Yesterday I was talking to a co-worker about going to BJ’s over the weekend, and we both commented on the giant inflatable decorations with disdain. I was forced to admit that it is, once again, the period of the year that I dread: the roller coaster ride between Halloween and Christmas. It’s hard to tell whether things were this tacky and commercial when I was a kid–a myth which my blooming sensibilities as an adult has begun to dispel–or if things have actually gotten worse. I used to feel like I could look forward to some breathing space after the sky-high excitement of Halloween, a few weeks filled with the peacefulness of falling leaves, grinning pumpkin window clings, and paper turkeys stuck to the refrigerator. Now everyone basically skips over Thanksgiving and goes straight to “Xmas,” since manufacturers can’t really pander merchandise for a holiday that’s not supposed to be focused on material goods (neither is Christmas, for that matter, but that’s another story). Don’t even get me started on the craziness of Black Friday.

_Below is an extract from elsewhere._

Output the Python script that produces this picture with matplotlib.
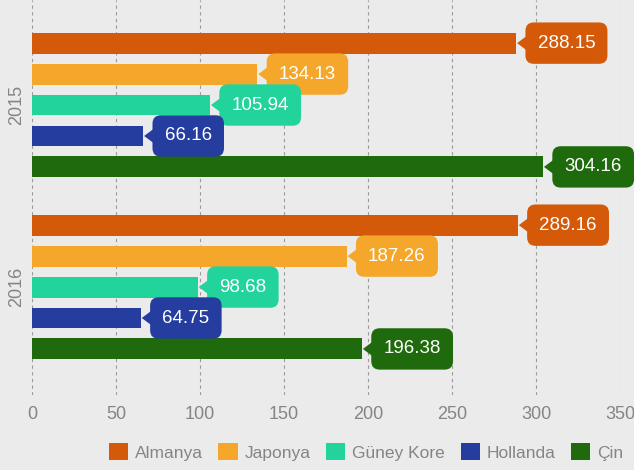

Thanksgiving may have a somewhat skewed ideology when you think of how the Native Americans ended up, much like the “holiday” Columbus Day. Still, the sentiment is actually very important. We need to slow down and acknowledge this gratitude more openly, especially since an increasing number of people are being forced to work retail instead of taking time off to spend with their families. Meanwhile, here’s what I have to look forward to:
- Christmas music will start pounding the airwaves in another week or so. I won’t be able to escape it unless I stick to a few college-based and alternative radio stations.
- The Hallmark Channel will be saturated with sappy holiday stories that blur together after a couple of days.
- Starbucks will trade in Pumpkin Spice lattes for peppermint-flavored drinks and paste ads for these all over the place.
- I’ll have to start wrapping gifts for people.
- I’ll wake up after a seventy-degree romp the previous day and find the sidewalk coated with snow.
Oh well. I guess I can either be a Charlie Brown about the whole thing or choose the more bracing, if cynical, mindset of good ol’ Lucy.